[BEGIN Dataset content]

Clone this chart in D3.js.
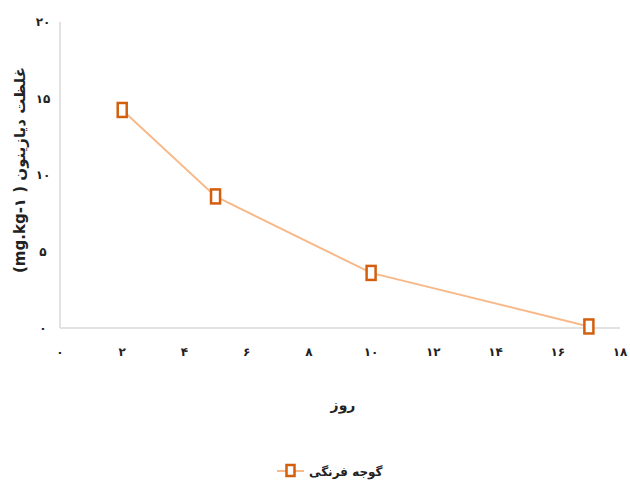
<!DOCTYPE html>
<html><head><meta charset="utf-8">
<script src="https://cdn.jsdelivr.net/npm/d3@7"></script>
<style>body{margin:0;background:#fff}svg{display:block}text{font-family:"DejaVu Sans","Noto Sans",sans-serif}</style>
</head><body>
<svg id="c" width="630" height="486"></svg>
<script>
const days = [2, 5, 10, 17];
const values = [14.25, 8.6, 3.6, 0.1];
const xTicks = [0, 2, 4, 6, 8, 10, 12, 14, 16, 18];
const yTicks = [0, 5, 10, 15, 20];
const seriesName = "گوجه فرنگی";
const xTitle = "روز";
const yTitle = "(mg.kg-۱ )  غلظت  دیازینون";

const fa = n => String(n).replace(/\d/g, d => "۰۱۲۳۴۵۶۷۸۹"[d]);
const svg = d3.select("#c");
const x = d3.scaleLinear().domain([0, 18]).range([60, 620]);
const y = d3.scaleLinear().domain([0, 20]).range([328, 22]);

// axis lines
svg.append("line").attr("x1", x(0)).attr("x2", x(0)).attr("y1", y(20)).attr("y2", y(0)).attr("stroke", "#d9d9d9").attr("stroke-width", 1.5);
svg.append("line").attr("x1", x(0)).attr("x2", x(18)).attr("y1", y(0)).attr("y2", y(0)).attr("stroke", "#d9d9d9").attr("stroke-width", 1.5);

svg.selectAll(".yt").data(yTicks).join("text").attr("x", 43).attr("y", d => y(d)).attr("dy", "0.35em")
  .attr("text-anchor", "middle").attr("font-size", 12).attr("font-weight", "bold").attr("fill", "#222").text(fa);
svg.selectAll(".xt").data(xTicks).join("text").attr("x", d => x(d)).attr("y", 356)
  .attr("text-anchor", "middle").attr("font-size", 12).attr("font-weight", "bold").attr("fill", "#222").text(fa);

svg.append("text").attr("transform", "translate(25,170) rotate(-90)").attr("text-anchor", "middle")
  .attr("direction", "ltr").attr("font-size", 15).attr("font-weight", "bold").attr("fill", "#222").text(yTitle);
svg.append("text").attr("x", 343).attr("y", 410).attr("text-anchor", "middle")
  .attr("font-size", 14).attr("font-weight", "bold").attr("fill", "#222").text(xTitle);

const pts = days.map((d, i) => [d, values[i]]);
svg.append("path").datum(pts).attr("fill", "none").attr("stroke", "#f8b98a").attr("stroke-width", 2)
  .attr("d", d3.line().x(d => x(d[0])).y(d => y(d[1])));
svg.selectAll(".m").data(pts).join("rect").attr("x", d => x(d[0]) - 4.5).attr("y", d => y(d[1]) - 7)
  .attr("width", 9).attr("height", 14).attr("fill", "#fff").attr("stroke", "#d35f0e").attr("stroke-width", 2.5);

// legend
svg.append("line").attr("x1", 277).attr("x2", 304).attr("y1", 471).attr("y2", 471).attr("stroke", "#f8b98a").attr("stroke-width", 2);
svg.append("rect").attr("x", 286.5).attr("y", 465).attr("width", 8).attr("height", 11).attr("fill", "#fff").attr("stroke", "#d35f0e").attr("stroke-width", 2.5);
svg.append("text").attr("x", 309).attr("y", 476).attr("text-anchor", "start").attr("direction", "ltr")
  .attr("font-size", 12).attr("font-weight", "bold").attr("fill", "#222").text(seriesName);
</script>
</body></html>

[END Dataset content]

■ Aim:
Up to and including the line containing "const y = d3.scaleLinear().domain([0, 20]).range([328, 22]);", repeat every line from the start of the data, but none of the pictures.

■ Worked solution:
Clone this chart in D3.js.
<!DOCTYPE html>
<html><head><meta charset="utf-8">
<script src="https://cdn.jsdelivr.net/npm/d3@7"></script>
<style>body{margin:0;background:#fff}svg{display:block}text{font-family:"DejaVu Sans","Noto Sans",sans-serif}</style>
</head><body>
<svg id="c" width="630" height="486"></svg>
<script>
const days = [2, 5, 10, 17];
const values = [14.25, 8.6, 3.6, 0.1];
const xTicks = [0, 2, 4, 6, 8, 10, 12, 14, 16, 18];
const yTicks = [0, 5, 10, 15, 20];
const seriesName = "گوجه فرنگی";
const xTitle = "روز";
const yTitle = "(mg.kg-۱ )  غلظت  دیازینون";

const fa = n => String(n).replace(/\d/g, d => "۰۱۲۳۴۵۶۷۸۹"[d]);
const svg = d3.select("#c");
const x = d3.scaleLinear().domain([0, 18]).range([60, 620]);
const y = d3.scaleLinear().domain([0, 20]).range([328, 22]);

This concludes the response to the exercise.